-- begin Available data --

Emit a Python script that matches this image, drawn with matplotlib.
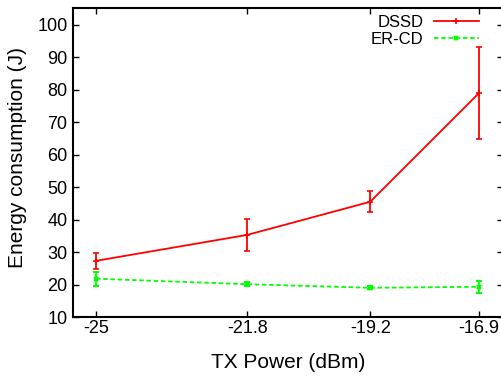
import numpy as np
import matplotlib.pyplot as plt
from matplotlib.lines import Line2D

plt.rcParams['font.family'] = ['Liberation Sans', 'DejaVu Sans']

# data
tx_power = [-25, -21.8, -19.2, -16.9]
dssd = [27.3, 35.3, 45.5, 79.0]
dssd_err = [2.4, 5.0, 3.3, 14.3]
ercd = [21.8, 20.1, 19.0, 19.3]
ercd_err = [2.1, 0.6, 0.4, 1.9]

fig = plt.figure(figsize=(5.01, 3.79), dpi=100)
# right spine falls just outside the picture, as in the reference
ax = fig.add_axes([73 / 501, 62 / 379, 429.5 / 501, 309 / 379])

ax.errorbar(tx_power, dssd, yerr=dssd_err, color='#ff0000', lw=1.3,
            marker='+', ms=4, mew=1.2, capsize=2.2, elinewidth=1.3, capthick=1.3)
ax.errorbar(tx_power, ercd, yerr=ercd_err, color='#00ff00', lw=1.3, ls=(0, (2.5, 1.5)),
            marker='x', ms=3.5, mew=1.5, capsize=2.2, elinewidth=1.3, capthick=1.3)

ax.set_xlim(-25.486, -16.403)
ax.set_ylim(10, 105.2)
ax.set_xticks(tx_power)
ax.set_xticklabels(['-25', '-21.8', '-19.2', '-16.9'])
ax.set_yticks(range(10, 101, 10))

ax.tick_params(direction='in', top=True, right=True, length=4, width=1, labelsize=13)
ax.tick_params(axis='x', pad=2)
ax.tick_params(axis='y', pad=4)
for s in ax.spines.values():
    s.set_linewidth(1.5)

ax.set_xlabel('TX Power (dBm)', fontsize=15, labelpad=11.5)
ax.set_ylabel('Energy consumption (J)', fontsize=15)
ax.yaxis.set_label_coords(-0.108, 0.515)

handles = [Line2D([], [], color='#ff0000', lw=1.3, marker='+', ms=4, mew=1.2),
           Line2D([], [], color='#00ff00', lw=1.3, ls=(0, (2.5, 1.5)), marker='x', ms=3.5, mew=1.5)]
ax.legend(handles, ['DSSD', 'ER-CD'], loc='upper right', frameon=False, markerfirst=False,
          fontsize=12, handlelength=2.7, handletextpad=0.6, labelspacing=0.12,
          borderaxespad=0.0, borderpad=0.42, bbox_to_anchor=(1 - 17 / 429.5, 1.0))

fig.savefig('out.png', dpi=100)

-- end Available data --

Set down again, exactly, the lines of the material above from its first line to the one with "s.set_linewidth(1.5)", inclusive. Leave the pictures out.

Emit a Python script that matches this image, drawn with matplotlib.
import numpy as np
import matplotlib.pyplot as plt
from matplotlib.lines import Line2D

plt.rcParams['font.family'] = ['Liberation Sans', 'DejaVu Sans']

# data
tx_power = [-25, -21.8, -19.2, -16.9]
dssd = [27.3, 35.3, 45.5, 79.0]
dssd_err = [2.4, 5.0, 3.3, 14.3]
ercd = [21.8, 20.1, 19.0, 19.3]
ercd_err = [2.1, 0.6, 0.4, 1.9]

fig = plt.figure(figsize=(5.01, 3.79), dpi=100)
# right spine falls just outside the picture, as in the reference
ax = fig.add_axes([73 / 501, 62 / 379, 429.5 / 501, 309 / 379])

ax.errorbar(tx_power, dssd, yerr=dssd_err, color='#ff0000', lw=1.3,
            marker='+', ms=4, mew=1.2, capsize=2.2, elinewidth=1.3, capthick=1.3)
ax.errorbar(tx_power, ercd, yerr=ercd_err, color='#00ff00', lw=1.3, ls=(0, (2.5, 1.5)),
            marker='x', ms=3.5, mew=1.5, capsize=2.2, elinewidth=1.3, capthick=1.3)

ax.set_xlim(-25.486, -16.403)
ax.set_ylim(10, 105.2)
ax.set_xticks(tx_power)
ax.set_xticklabels(['-25', '-21.8', '-19.2', '-16.9'])
ax.set_yticks(range(10, 101, 10))

ax.tick_params(direction='in', top=True, right=True, length=4, width=1, labelsize=13)
ax.tick_params(axis='x', pad=2)
ax.tick_params(axis='y', pad=4)
for s in ax.spines.values():
    s.set_linewidth(1.5)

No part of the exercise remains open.